Diary of a Financier

“I buy SPY on pullback”

In Capital Markets on Thu 28 Feb 2013 at 23:29

I haven’t commented on SPX since I turned short term bearish two weeks ago. Since then, markets floated higher for a week before rolling off a top, bouncing off a bottom, and then generally oscillating in a broad range. I haven’t said anything because there was nothing to say–at least not in full form prose. Thus, I thought I’d provide an update.

There’s a real divide among the market intelligentsia (and MSM) right now. One week ago, the noise from spectators was harmonious bullishness. Ignoring the permabulls/bears, I think we’ve reached a 50/50 balance in opinion regarding the market’s next move. Although datapoints still suggest extreme bullish posturing from market participants,¹ more and more of those who have a soapbox are saying they expect a pullback now. I think many base their expectations on baseless hope–an arbitrary call for a pause in the ceaseless rally to fulfill their expressed need for a “buy the dip” opportunity.

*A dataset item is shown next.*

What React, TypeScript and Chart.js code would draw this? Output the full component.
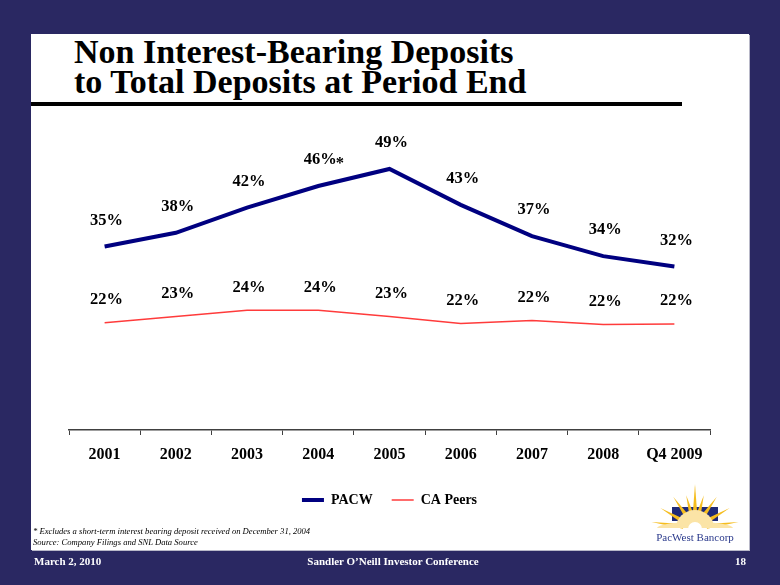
import React, { useEffect, useRef } from 'react';
import { Chart, registerables } from 'chart.js';

Chart.register(...registerables);

const categories = ['2001', '2002', '2003', '2004', '2005', '2006', '2007', '2008', 'Q4 2009'];
const pacwValues = [35.4, 37.8, 42.2, 46.0, 49.0, 42.7, 37.2, 33.7, 31.9];
const peersValues = [22.0, 23.1, 24.2, 24.2, 23.1, 21.9, 22.4, 21.7, 21.8];
const pacwNotes = ['', '', '', '*', '', '', '', '', ''];
const peersNotes = ['', '', '', '', '', '', '', '', ''];

const SERIF = '"Liberation Serif", "Times New Roman", serif';
const NAVY_BG = '#2A2862';

const valueLabelPlugin = {
  id: 'valueLabels',
  afterDatasetsDraw(chart: any, _args: any, opts: any) {
    const ctx = chart.ctx;
    ctx.save();
    ctx.font = `bold 16.5px ${SERIF}`;
    ctx.fillStyle = '#000';
    ctx.textBaseline = 'middle';
    chart.data.datasets.forEach((ds: any, di: number) => {
      const meta = chart.getDatasetMeta(di);
      const off = opts.offsets[di];
      const notes = opts.notes[di] || [];
      meta.data.forEach((pt: any, i: number) => {
        const text = Math.round(ds.data[i]) + '%';
        const x = pt.x + opts.dx;
        const y = pt.y - off;
        ctx.textAlign = 'center';
        ctx.fillText(text, x, y);
        if (notes[i]) {
          const w = ctx.measureText(text).width;
          ctx.textAlign = 'left';
          ctx.fillText(notes[i], x + w / 2 - 1, y + 4);
        }
      });
    });
    ctx.restore();
  },
};

function ChartBox() {
  const ref = useRef<HTMLCanvasElement | null>(null);
  useEffect(() => {
    if (!ref.current) return;
    const chart = new Chart(ref.current, {
      type: 'line',
      data: {
        labels: categories,
        datasets: [
          {
            label: 'PACW',
            data: pacwValues,
            borderColor: '#000080',
            backgroundColor: '#000080',
            borderWidth: 4,
            pointRadius: 0,
            tension: 0,
          },
          {
            label: 'CA Peers',
            data: peersValues,
            borderColor: '#FF3B3B',
            backgroundColor: '#FF3B3B',
            borderWidth: 1.5,
            pointRadius: 0,
            tension: 0,
          },
        ],
      },
      options: {
        responsive: false,
        animation: false,
        layout: { padding: { left: 38, right: 41, top: 20, bottom: 23 } },
        scales: {
          x: {
            offset: true,
            grid: {
              display: true,
              drawOnChartArea: false,
              drawTicks: true,
              tickLength: 5,
              offset: true,
              color: '#404040',
              lineWidth: 1,
            },
            border: { display: true, color: '#404040', width: 1.5 },
            ticks: {
              autoSkip: false,
              maxRotation: 0,
              padding: 10,
              color: '#000',
              font: { family: SERIF, size: 16, weight: 'bold' },
            },
            afterFit: (s: any) => {
              s.height = 44;
            },
          },
          y: { display: false, min: 3.2, max: 55.83 },
        },
        plugins: {
          legend: {
            position: 'bottom',
            labels: {
              usePointStyle: true,
              pointStyle: 'line',
              pointStyleWidth: 22,
              padding: 19,
              color: '#000',
              font: { family: SERIF, size: 14, weight: 'bold' },
            },
          },
          tooltip: { enabled: false },
          valueLabels: { offsets: [26, 23], dx: 2, notes: [pacwNotes, peersNotes] },
        } as any,
      },
      plugins: [valueLabelPlugin],
    } as any);
    return () => chart.destroy();
  }, []);
  return (
    <canvas
      ref={ref}
      width={720}
      height={430}
      style={{ position: 'absolute', left: 31, top: 110, width: 720, height: 430 }}
    />
  );
}

function Logo() {
  const cx = 55;
  const cy = 53;
  const rays: JSX.Element[] = [];
  const angles = [172, 150, 125, 105, 90, 75, 55, 30, 8];
  const lengths = [44, 40, 38, 34, 44, 34, 38, 40, 44];
  angles.forEach((deg, k) => {
    const ang = (deg * Math.PI) / 180;
    const R = lengths[k];
    const r0 = 12;
    const hw = 0.2;
    const tip = [cx + Math.cos(ang) * R, cy - Math.sin(ang) * R];
    const b1 = [cx + Math.cos(ang + hw) * r0, cy - Math.sin(ang + hw) * r0];
    const b2 = [cx + Math.cos(ang - hw) * r0, cy - Math.sin(ang - hw) * r0];
    rays.push(
      <polygon
        key={k}
        points={`${tip[0]},${tip[1]} ${b1[0]},${b1[1]} ${b2[0]},${b2[1]}`}
        fill="#F5BD1F"
      />
    );
  });
  return (
    <div style={{ position: 'absolute', left: 640, top: 475, width: 110, height: 72 }}>
      <svg width={110} height={58} style={{ position: 'absolute', left: 0, top: 0 }}>
        <rect x={32} y={32} width={46} height={14} fill="#1F2A78" />
        {rays}
        <path d={`M ${cx - 38} ${cy} A 38 6 0 0 1 ${cx + 38} ${cy} Z`} fill="#FBE4A6" />
        <path d={`M ${cx - 19} ${cy} A 19 18 0 0 1 ${cx + 19} ${cy} Z`} fill="#FBE4A6" />
        <path d={`M ${cx - 7} ${cy + 1} A 7 7 0 0 1 ${cx + 7} ${cy + 1} Z`} fill="#FFFFFF" />
      </svg>
      <div
        style={{
          position: 'absolute',
          left: 0,
          top: 56,
          width: 110,
          textAlign: 'center',
          font: `11px ${SERIF}`,
          color: '#2B3A8C',
          whiteSpace: 'nowrap',
        }}
      >
        PacWest Bancorp
      </div>
    </div>
  );
}

export default function App() {
  return (
    <div
      style={{
        position: 'fixed',
        left: 0,
        top: 0,
        width: 780,
        height: 585,
        background: NAVY_BG,
        overflow: 'hidden',
        fontFamily: SERIF,
      }}
    >
      <div
        style={{
          position: 'absolute',
          left: 31,
          top: 34,
          width: 718,
          height: 516,
          background: '#FFFFFF',
          boxShadow: '1px 1px 0 #B8B8C8',
        }}
      />
      <div
        style={{
          position: 'absolute',
          left: 74,
          top: 37,
          font: `bold 34px ${SERIF}`,
          lineHeight: '30px',
          color: '#000',
          whiteSpace: 'nowrap',
        }}
      >
        Non Interest-Bearing Deposits
        <br />
        to Total Deposits at Period End
      </div>
      <div style={{ position: 'absolute', left: 31, top: 102, width: 651, height: 4, background: '#000' }} />
      <ChartBox />
      <Logo />
      <div
        style={{
          position: 'absolute',
          left: 33,
          top: 526,
          font: `italic 8.6px ${SERIF}`,
          lineHeight: '11px',
          color: '#000',
          whiteSpace: 'nowrap',
        }}
      >
        * Excludes a short-term interest bearing deposit received on December 31, 2004
        <br />
        Source: Company Filings and SNL Data Source
      </div>
      <div
        style={{
          position: 'absolute',
          left: 34,
          top: 555,
          font: `bold 11px ${SERIF}`,
          color: '#FFFFFF',
          whiteSpace: 'nowrap',
        }}
      >
        March 2, 2010
      </div>
      <div
        style={{
          position: 'absolute',
          left: 243,
          width: 300,
          top: 555,
          textAlign: 'center',
          font: `bold 11px ${SERIF}`,
          color: '#FFFFFF',
          whiteSpace: 'nowrap',
        }}
      >
        Sandler O’Neill Investor Conference
      </div>
      <div
        style={{
          position: 'absolute',
          left: 700,
          width: 46,
          top: 555,
          textAlign: 'right',
          font: `bold 11px ${SERIF}`,
          color: '#FFFFFF',
        }}
      >
        18
      </div>
    </div>
  );
}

Objectively, I find evidence that agrees. I turned short term bearish two weeks ago. SPX is down since my proclamation, but it’s been a meandering tape. With the Dow (DJIA) making front page news by exceeding 14k, 5 year highs, and near alltime highs, I don’t get the sense that the public knows or cares about broader indices’ travails. I’ve taken the opportunity to sell into strength, reducing the portfolio’s beta from 0.89 to 0.62 (vs. 0.76 benchmark).

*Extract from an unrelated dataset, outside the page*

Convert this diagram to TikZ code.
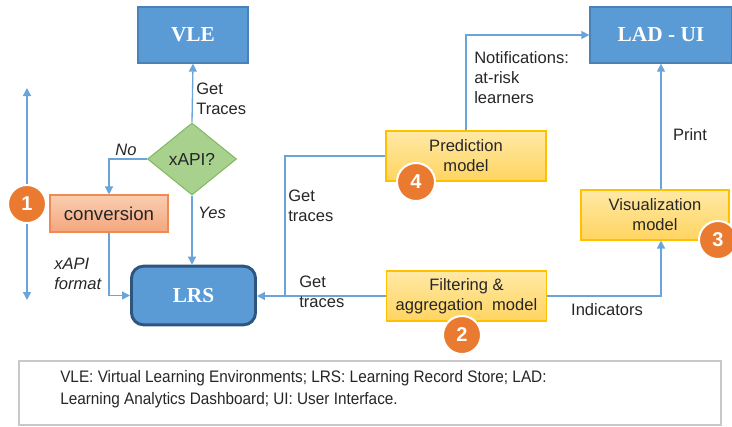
\documentclass[tikz,border=0pt]{standalone}
\usepackage{fontspec}
\setmainfont{Liberation Sans}
\newfontfamily\boxfont{Liberation Serif}
\newfontfamily\notefont[FakeStretch=0.92]{Liberation Sans}
\usepackage{xcolor}
\usepackage{tikz}
\usetikzlibrary{arrows.meta, positioning, shapes.geometric}

\definecolor{sysblue}{HTML}{5B9BD5}
\definecolor{sysedge}{HTML}{4A82B8}
\definecolor{lrsedge}{HTML}{2C5680}
\definecolor{linkblue}{HTML}{6AA5DA}
\definecolor{gemfill}{HTML}{A9D18E}
\definecolor{gemedge}{HTML}{82BA63}
\definecolor{convtop}{HTML}{F9CDB0}
\definecolor{convbot}{HTML}{F4A77E}
\definecolor{convedge}{HTML}{F08A55}
\definecolor{modtop}{HTML}{FFE9A6}
\definecolor{modbot}{HTML}{FFD460}
\definecolor{modedge}{HTML}{FFC000}
\definecolor{badge}{HTML}{E97A30}
\definecolor{inktext}{HTML}{262626}
\definecolor{noteedge}{HTML}{C8C8C8}

\begin{document}
\begin{tikzpicture}[x=0.75pt,y=-0.75pt,>={Triangle[width=6pt,length=6pt]},
        link/.style={draw=linkblue, line width=1pt},
        sysbox/.style={draw=sysedge, fill=sysblue, line width=1pt, text=white,
            font=\boxfont\bfseries\fontsize{16}{18}\selectfont, minimum width=82.5pt, minimum height=42pt},
        modbox/.style={draw=modedge, top color=modtop, bottom color=modbot, line width=0.8pt, text=inktext,
            font=\fontsize{12.4}{15}\selectfont, align=center, minimum width=120pt, minimum height=37.5pt},
        num/.style={circle, draw=white, line width=1.5pt, fill=badge, text=white, minimum size=28.5pt,
            inner sep=0pt, font=\bfseries\fontsize{15}{15}\selectfont},
        lbl/.style={text=inktext, align=left, inner sep=0pt, font=\fontsize{12.4}{15}\selectfont},
        ilbl/.style={lbl, font=\itshape\fontsize{12.4}{15}\selectfont}]

    \useasboundingbox (0,0) rectangle (732,426);

    \node[sysbox] (vle) at (193,35) {VLE};
    \node[sysbox, minimum width=106.5pt] (lad) at (661,35) {LAD - UI};
    \node[sysbox, draw=lrsedge, line width=2.2pt, rounded corners=9pt, minimum width=93pt, minimum height=44pt] (lrs) at (193.5,295.5) {LRS};

    \node[diamond, draw=gemedge, fill=gemfill, line width=0.8pt, aspect=1.25, inner sep=0pt,
        minimum width=66.75pt, minimum height=54pt, text=inktext, font=\fontsize{13}{15}\selectfont] (xapi) at (192,159) {xAPI?};
    \node[draw=convedge, top color=convtop, bottom color=convbot, line width=0.8pt, text=inktext,
        font=\fontsize{14}{16}\selectfont, minimum width=88.5pt, minimum height=27.75pt] (conv) at (109,213.5) {conversion};

    \node[modbox] (pred) at (466,156) {Prediction\\ model};
    \node[modbox] (filt) at (466.5,296) {Filtering \&\\ aggregation\ \ model};
    \node[modbox, minimum width=111pt] (vis) at (655,215) {Visualization\\ model};

    \coordinate (top1) at (27,88);
    \coordinate (bot1) at (27,300);
    \coordinate (join) at (285,296);

    \draw[link,<->] (top1) -- (bot1);
    \draw[link,->] (xapi.north) -- (vle.south);
    \draw[link,->] (xapi.west) -| (conv.north);
    \draw[link,->] (xapi.south) -- (xapi.south |- lrs.north);
    \draw[link,->] (conv.south) |- (lrs.west);
    \draw[link,->] (filt.west) -- (filt.west -| lrs.east);
    \draw[link] (pred.west) -| (join);
    \draw[link,->] (pred.north) |- (lad.west);
    \draw[link,->] (filt.east) -| (lad.south |- vis.south);
    \draw[link,->] (lad.south |- vis.north) -- (lad.south);

    \node[num] (n1) at (27,204) {1};
    \node[num] (n4) at (416,182) {4};
    \node[num] (n2) at (462,335) {2};
    \node[num] (n3) at (718,240) {3};

    \node[lbl, anchor=west] (gettr) at (196,99) {Get\\ Traces};
    \node[ilbl] (no) at (126,150) {No};
    \node[ilbl] (yes) at (212,213) {Yes};
    \node[ilbl, anchor=west] (fmt) at (54,274) {xAPI\\ format};
    \node[lbl, anchor=west] (getpred) at (288,206) {Get\\ traces};
    \node[lbl, anchor=west] (getlrs) at (299,292) {Get\\ traces};
    \node[lbl, anchor=west] (notif) at (474,78) {Notifications:\\ at-risk\\ learners};
    \node[lbl] (print) at (690,135) {Print};
    \node[lbl] (ind) at (607,310) {Indicators};

    \node[draw=noteedge, line width=1.5pt, minimum width=527pt, minimum height=47.5pt, inner sep=0pt] (note) at (370,393) {};
    \node[text=inktext, align=left, anchor=west, inner sep=0pt, font=\notefont\fontsize{12.5}{16.5}\selectfont] (notetext) at (60,389)
        {VLE: Virtual Learning Environments; LRS: Learning Record Store; LAD:\\ Learning Analytics Dashboard; UI: User Interface.};
\end{tikzpicture}
\end{document}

Peak-to-trough, the descent’s worst mark has already reached -3%. I haven’t re-accumulated my exposures, however, because the SPY 2005 analogue–which has remained consistent–asks me to wait for a lower low first. The daily overlay says we’ll glance oversold territory in the coming week, perhaps reaching new highs before turning south toward a fresh monthly low (down 3-4% peak-to-trough). A compact Head & Shoulders pattern (with a weak right shoulder) was the signal to brace yourself in 2005, for which the neckline would be SPY $149 today:

SPY 2005 v 13 (daily)

SPY 2005 v 13 (daily)

Ratifying its historical precedent, the SPY weekly analogue continues to show the greatest self-similarity to 2005:

SPY 2005 v 13 (weekly)

SPY 2005 v 13 (weekly)

Giving the bigger, longer term picture, the weekly fractal reminds me that this 3-4% short term decline will roll into another rally (+4-5%). After a midsummer correction (-7.5%), SPX should be ready for a real parabolic launch higher. Significantly underweight risk already, our portfolio doesn’t require any changes in preparation for the next 2 weeks.


¹There are a lot of surveys & reports that gauge investor sentiment. As an example, hedge fund net exposure to US equities rose to 52% last week, a 10 year high. Also last week, NASDAQ net longs reached 90%, their highest level since 3/2001 (month the Tech Bubble burst).